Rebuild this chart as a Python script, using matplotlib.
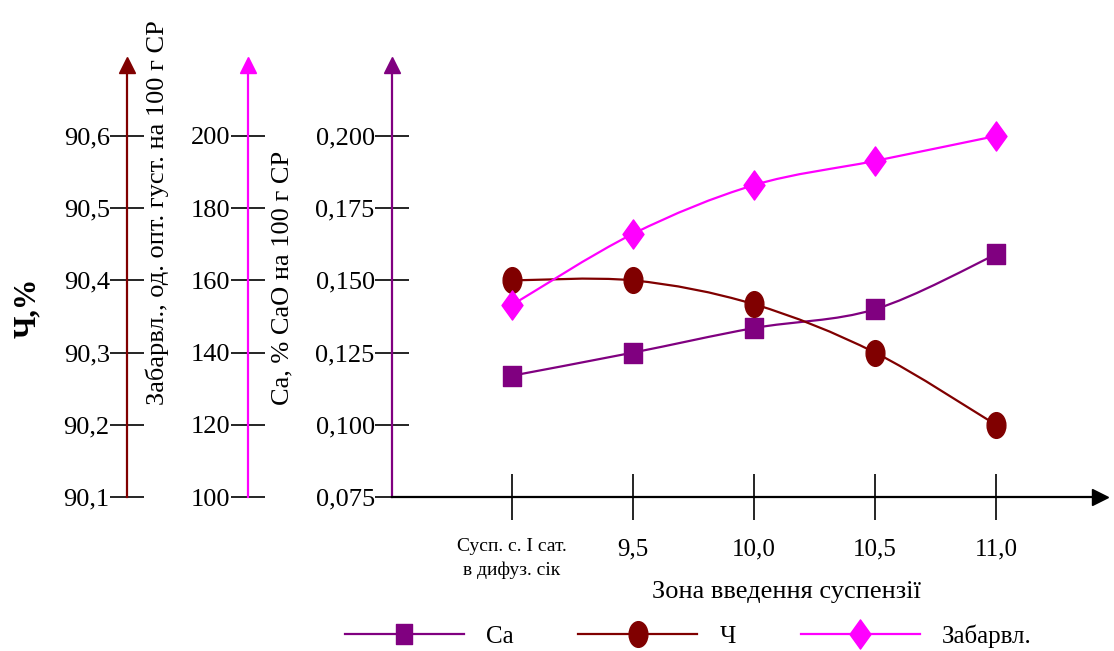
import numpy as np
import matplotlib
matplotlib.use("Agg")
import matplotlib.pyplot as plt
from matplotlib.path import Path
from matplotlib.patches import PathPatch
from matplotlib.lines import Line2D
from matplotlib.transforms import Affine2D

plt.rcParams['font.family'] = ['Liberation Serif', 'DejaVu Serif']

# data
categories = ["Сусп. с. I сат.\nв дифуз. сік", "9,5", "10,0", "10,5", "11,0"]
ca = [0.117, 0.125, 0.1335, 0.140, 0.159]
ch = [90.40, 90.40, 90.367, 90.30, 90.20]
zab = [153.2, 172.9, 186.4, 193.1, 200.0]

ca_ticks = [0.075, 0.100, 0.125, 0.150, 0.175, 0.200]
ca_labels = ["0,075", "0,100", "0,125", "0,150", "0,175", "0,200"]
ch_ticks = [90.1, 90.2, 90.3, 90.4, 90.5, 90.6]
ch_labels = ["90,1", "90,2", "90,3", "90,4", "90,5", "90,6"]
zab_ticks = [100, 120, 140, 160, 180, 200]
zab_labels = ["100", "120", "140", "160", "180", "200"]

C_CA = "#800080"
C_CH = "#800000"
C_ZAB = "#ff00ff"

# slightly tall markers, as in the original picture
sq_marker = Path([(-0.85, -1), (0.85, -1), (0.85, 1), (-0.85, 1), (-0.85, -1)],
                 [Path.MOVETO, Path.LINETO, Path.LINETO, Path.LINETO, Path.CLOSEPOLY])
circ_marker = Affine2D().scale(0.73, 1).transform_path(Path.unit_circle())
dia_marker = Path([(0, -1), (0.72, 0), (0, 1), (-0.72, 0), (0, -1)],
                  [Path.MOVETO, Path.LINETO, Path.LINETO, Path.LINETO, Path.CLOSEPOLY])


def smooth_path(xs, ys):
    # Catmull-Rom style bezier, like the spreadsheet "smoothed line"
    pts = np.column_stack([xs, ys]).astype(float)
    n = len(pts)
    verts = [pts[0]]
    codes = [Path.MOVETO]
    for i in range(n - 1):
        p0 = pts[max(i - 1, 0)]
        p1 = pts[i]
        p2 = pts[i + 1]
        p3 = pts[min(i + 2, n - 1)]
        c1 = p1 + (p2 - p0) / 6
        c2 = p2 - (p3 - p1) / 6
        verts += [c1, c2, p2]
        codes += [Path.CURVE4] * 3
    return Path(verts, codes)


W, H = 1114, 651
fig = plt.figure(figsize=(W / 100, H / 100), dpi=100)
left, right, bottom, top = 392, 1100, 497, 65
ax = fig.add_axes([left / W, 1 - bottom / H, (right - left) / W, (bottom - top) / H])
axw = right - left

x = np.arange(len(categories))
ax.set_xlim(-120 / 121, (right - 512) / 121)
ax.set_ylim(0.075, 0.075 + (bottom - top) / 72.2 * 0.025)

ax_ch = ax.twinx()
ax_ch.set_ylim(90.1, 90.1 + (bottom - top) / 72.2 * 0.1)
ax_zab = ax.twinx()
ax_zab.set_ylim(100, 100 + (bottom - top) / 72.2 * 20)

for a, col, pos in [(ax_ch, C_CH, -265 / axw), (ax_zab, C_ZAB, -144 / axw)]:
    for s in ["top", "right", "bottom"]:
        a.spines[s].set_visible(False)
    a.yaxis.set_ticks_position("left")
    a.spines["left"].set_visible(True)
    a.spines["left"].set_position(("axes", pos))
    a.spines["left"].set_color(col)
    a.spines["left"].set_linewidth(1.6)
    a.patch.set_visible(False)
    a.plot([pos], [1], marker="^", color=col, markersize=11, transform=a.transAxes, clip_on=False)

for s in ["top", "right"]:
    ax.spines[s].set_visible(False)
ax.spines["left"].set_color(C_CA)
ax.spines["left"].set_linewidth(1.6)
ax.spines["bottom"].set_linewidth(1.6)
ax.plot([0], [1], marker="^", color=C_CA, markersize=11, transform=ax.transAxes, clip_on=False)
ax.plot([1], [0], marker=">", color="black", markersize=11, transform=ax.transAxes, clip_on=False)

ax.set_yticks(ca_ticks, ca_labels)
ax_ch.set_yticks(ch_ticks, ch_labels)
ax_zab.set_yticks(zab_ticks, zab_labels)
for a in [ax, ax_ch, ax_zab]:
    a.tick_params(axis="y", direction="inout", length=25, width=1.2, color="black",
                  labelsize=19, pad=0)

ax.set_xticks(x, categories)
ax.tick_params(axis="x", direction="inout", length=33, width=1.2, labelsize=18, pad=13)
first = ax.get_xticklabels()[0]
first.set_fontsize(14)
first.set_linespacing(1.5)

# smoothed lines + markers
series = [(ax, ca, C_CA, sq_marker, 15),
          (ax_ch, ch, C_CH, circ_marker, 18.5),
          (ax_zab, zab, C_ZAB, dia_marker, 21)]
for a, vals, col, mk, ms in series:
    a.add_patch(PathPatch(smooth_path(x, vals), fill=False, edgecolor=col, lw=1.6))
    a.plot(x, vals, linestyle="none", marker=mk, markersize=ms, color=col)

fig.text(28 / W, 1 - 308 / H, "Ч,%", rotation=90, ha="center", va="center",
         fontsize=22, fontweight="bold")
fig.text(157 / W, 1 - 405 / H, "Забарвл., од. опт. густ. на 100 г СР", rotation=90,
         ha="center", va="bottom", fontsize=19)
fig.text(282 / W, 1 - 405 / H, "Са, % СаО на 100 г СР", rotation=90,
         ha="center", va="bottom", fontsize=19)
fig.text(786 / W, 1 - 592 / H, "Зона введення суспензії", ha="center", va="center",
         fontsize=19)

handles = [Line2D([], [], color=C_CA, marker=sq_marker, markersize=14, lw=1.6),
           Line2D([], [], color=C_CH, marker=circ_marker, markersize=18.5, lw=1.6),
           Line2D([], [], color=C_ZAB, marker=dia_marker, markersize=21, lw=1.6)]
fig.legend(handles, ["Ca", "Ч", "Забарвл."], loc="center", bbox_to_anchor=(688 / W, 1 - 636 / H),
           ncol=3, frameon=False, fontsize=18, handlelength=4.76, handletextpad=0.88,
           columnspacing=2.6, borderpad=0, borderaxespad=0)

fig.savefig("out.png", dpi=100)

----------------------------------------

PROMPT
Leave out the pictures and repeat the lines from the start of the material through the line with "plt.rcParams['font.family'] = ['Liberation", inclusive.

THE REPLY
Rebuild this chart as a Python script, using matplotlib.
import numpy as np
import matplotlib
matplotlib.use("Agg")
import matplotlib.pyplot as plt
from matplotlib.path import Path
from matplotlib.patches import PathPatch
from matplotlib.lines import Line2D
from matplotlib.transforms import Affine2D

plt.rcParams['font.family'] = ['Liberation Serif', 'DejaVu Serif']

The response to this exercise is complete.